▶ **Data provided**
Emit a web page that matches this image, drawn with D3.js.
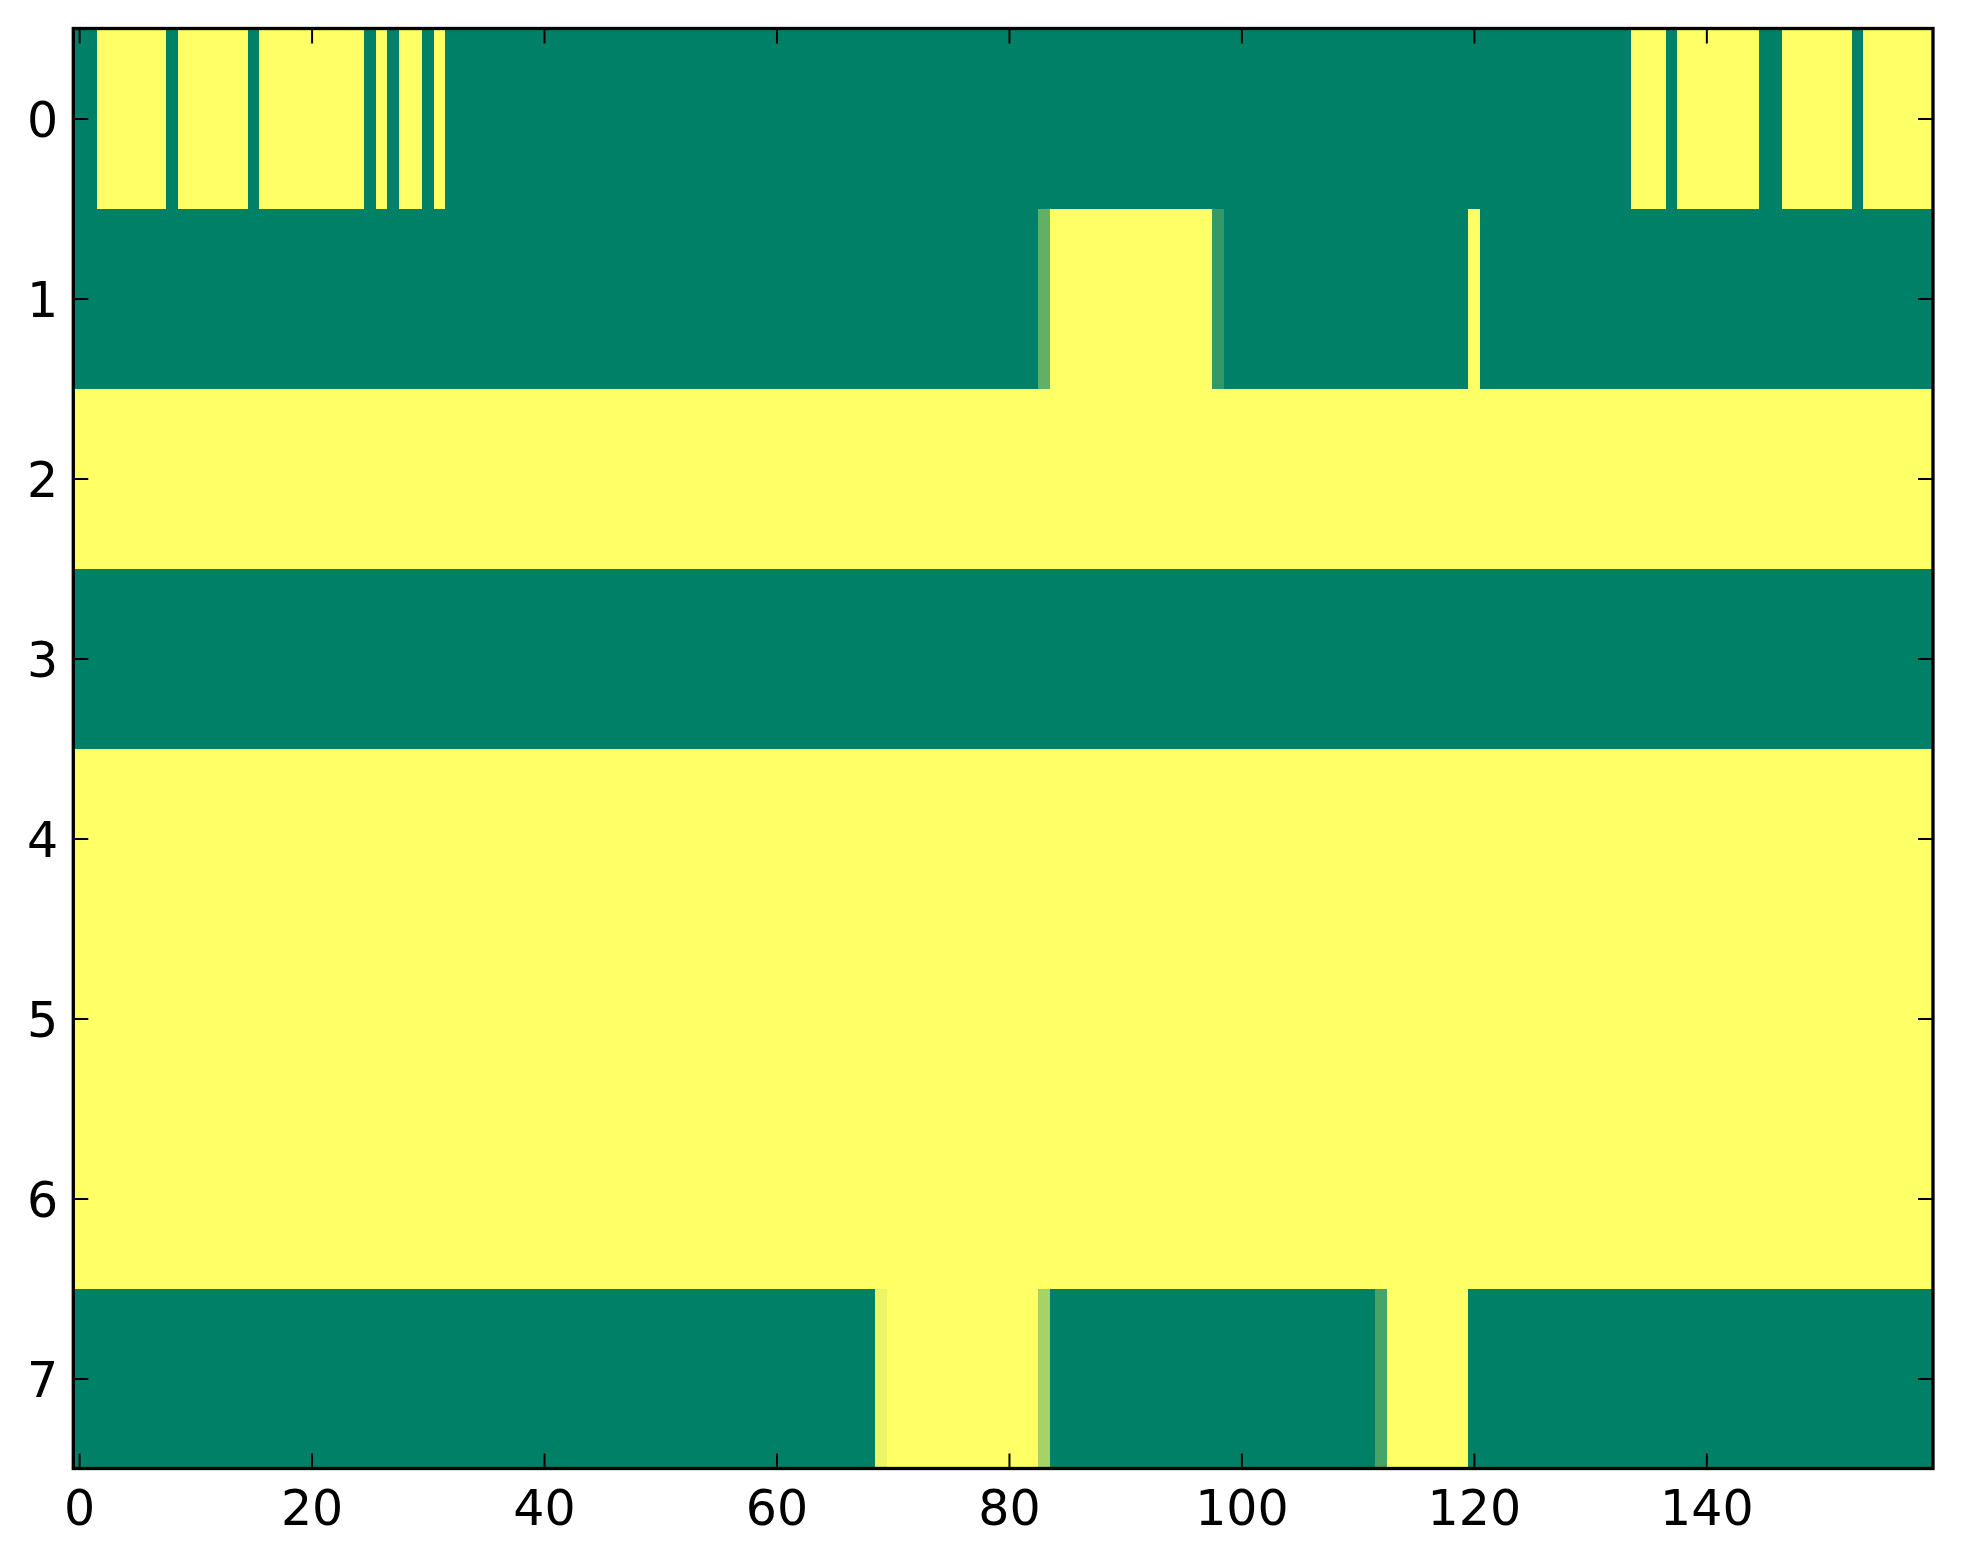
<html>
<head>
<style>
  body { margin: 0; background: white; }
  svg { display: block; }
  text { font-family: "DejaVu Sans", sans-serif; font-size: 49px; fill: black; }
</style>
<script src="https://cdn.jsdelivr.net/npm/d3@7"></script>
</head>
<body>
<svg id="chart"></svg>
<script>
// each row of the image as runs of [value, number of columns]
let row0 = [[0,2],[1,6],[0,1],[1,6],[0,1],[1,9],[0,1],[1,1],[0,1],[1,2],[0,1],[1,1],
            [0,102],[1,3],[0,1],[1,7],[0,2],[1,6],[0,1],[1,6]]
let row1 = [[0,83],[0.38,1],[1,14],[0.2,1],[0,21],[1,1],[0,39]]
let row2 = [[1,160]]
let row3 = [[0,160]]
let row4 = [[1,160]]
let row5 = [[1,160]]
let row6 = [[1,160]]
let row7 = [[0,69],[0.92,1],[1,13],[0.65,1],[0,28],[0.28,1],[1,7],[0,40]]

let rows = [row0, row1, row2, row3, row4, row5, row6, row7]
let nCols = 160
let xTicks = [0, 20, 40, 60, 80, 100, 120, 140]
let yTicks = [0, 1, 2, 3, 4, 5, 6, 7]

let width = 1963
let height = 1564
let plotLeft = 73.3, plotRight = 1933, plotTop = 28.5, plotBottom = 1468.5

let svg = d3.select("#chart").attr("width", width).attr("height", height)

// unpack runs into cells
let cells = []
rows.forEach((runs, r) => {
  let c = 0
  for (let run of runs) {
    for (let k = 0; k < run[1]; k++) {
      cells.push({row: r, col: c, value: run[0]})
      c++
    }
  }
})

let x = d3.scaleLinear().domain([-0.5, nCols - 0.5]).range([plotLeft, plotRight])
let y = d3.scaleLinear().domain([-0.5, rows.length - 0.5]).range([plotTop, plotBottom])
// matplotlib "summer" colormap
let color = d3.scaleLinear().domain([0, 1]).range(["#008066", "#ffff66"])

svg.append("g").selectAll("rect").data(cells)
  .enter().append("rect")
  .attr("x", d => x(d.col - 0.5))
  .attr("y", d => y(d.row - 0.5))
  .attr("width", x(1) - x(0) + 0.6)
  .attr("height", y(1) - y(0) + 0.6)
  .attr("fill", d => color(d.value))
  .attr("shape-rendering", "crispEdges")

// ticks pointing inward on all four sides
let tickLen = 15
let bottomAxis = d3.axisBottom(x).tickValues(xTicks).tickSize(-tickLen).tickPadding(22)
let topAxis = d3.axisTop(x).tickValues(xTicks).tickSize(-tickLen).tickFormat("")
let leftAxis = d3.axisLeft(y).tickValues(yTicks).tickSize(-tickLen).tickPadding(15)
let rightAxis = d3.axisRight(y).tickValues(yTicks).tickSize(-tickLen).tickFormat("")

function styleAxis(g) {
  g.select(".domain").remove()
  g.selectAll("line").attr("stroke", "black").attr("stroke-width", 2)
  g.selectAll("text").attr("font-family", "DejaVu Sans").attr("font-size", 49)
}

svg.append("g").attr("transform", `translate(0,${plotBottom})`).call(bottomAxis).call(styleAxis)
  .selectAll("text").attr("dy", "0.71em")
svg.append("g").attr("transform", `translate(0,${plotTop})`).call(topAxis).call(styleAxis)
svg.append("g").attr("transform", `translate(${plotLeft},0)`).call(leftAxis).call(styleAxis)
  .selectAll("text").attr("dy", "0.36em")
svg.append("g").attr("transform", `translate(${plotRight},0)`).call(rightAxis).call(styleAxis)

// frame
svg.append("rect")
  .attr("x", plotLeft).attr("y", plotTop)
  .attr("width", plotRight - plotLeft).attr("height", plotBottom - plotTop)
  .attr("fill", "none").attr("stroke", "black").attr("stroke-width", 3.3)
</script>
</body>
</html>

▶ **To be done**
Copy out each line word for word, please, skipping the images.

▶ **Complete response**
Emit a web page that matches this image, drawn with D3.js.
<html>
<head>
<style>
  body { margin: 0; background: white; }
  svg { display: block; }
  text { font-family: "DejaVu Sans", sans-serif; font-size: 49px; fill: black; }
</style>
<script src="https://cdn.jsdelivr.net/npm/d3@7"></script>
</head>
<body>
<svg id="chart"></svg>
<script>
// each row of the image as runs of [value, number of columns]
let row0 = [[0,2],[1,6],[0,1],[1,6],[0,1],[1,9],[0,1],[1,1],[0,1],[1,2],[0,1],[1,1],
            [0,102],[1,3],[0,1],[1,7],[0,2],[1,6],[0,1],[1,6]]
let row1 = [[0,83],[0.38,1],[1,14],[0.2,1],[0,21],[1,1],[0,39]]
let row2 = [[1,160]]
let row3 = [[0,160]]
let row4 = [[1,160]]
let row5 = [[1,160]]
let row6 = [[1,160]]
let row7 = [[0,69],[0.92,1],[1,13],[0.65,1],[0,28],[0.28,1],[1,7],[0,40]]

let rows = [row0, row1, row2, row3, row4, row5, row6, row7]
let nCols = 160
let xTicks = [0, 20, 40, 60, 80, 100, 120, 140]
let yTicks = [0, 1, 2, 3, 4, 5, 6, 7]

let width = 1963
let height = 1564
let plotLeft = 73.3, plotRight = 1933, plotTop = 28.5, plotBottom = 1468.5

let svg = d3.select("#chart").attr("width", width).attr("height", height)

// unpack runs into cells
let cells = []
rows.forEach((runs, r) => {
  let c = 0
  for (let run of runs) {
    for (let k = 0; k < run[1]; k++) {
      cells.push({row: r, col: c, value: run[0]})
      c++
    }
  }
})

let x = d3.scaleLinear().domain([-0.5, nCols - 0.5]).range([plotLeft, plotRight])
let y = d3.scaleLinear().domain([-0.5, rows.length - 0.5]).range([plotTop, plotBottom])
// matplotlib "summer" colormap
let color = d3.scaleLinear().domain([0, 1]).range(["#008066", "#ffff66"])

svg.append("g").selectAll("rect").data(cells)
  .enter().append("rect")
  .attr("x", d => x(d.col - 0.5))
  .attr("y", d => y(d.row - 0.5))
  .attr("width", x(1) - x(0) + 0.6)
  .attr("height", y(1) - y(0) + 0.6)
  .attr("fill", d => color(d.value))
  .attr("shape-rendering", "crispEdges")

// ticks pointing inward on all four sides
let tickLen = 15
let bottomAxis = d3.axisBottom(x).tickValues(xTicks).tickSize(-tickLen).tickPadding(22)
let topAxis = d3.axisTop(x).tickValues(xTicks).tickSize(-tickLen).tickFormat("")
let leftAxis = d3.axisLeft(y).tickValues(yTicks).tickSize(-tickLen).tickPadding(15)
let rightAxis = d3.axisRight(y).tickValues(yTicks).tickSize(-tickLen).tickFormat("")

function styleAxis(g) {
  g.select(".domain").remove()
  g.selectAll("line").attr("stroke", "black").attr("stroke-width", 2)
  g.selectAll("text").attr("font-family", "DejaVu Sans").attr("font-size", 49)
}

svg.append("g").attr("transform", `translate(0,${plotBottom})`).call(bottomAxis).call(styleAxis)
  .selectAll("text").attr("dy", "0.71em")
svg.append("g").attr("transform", `translate(0,${plotTop})`).call(topAxis).call(styleAxis)
svg.append("g").attr("transform", `translate(${plotLeft},0)`).call(leftAxis).call(styleAxis)
  .selectAll("text").attr("dy", "0.36em")
svg.append("g").attr("transform", `translate(${plotRight},0)`).call(rightAxis).call(styleAxis)

// frame
svg.append("rect")
  .attr("x", plotLeft).attr("y", plotTop)
  .attr("width", plotRight - plotLeft).attr("height", plotBottom - plotTop)
  .attr("fill", "none").attr("stroke", "black").attr("stroke-width", 3.3)
</script>
</body>
</html>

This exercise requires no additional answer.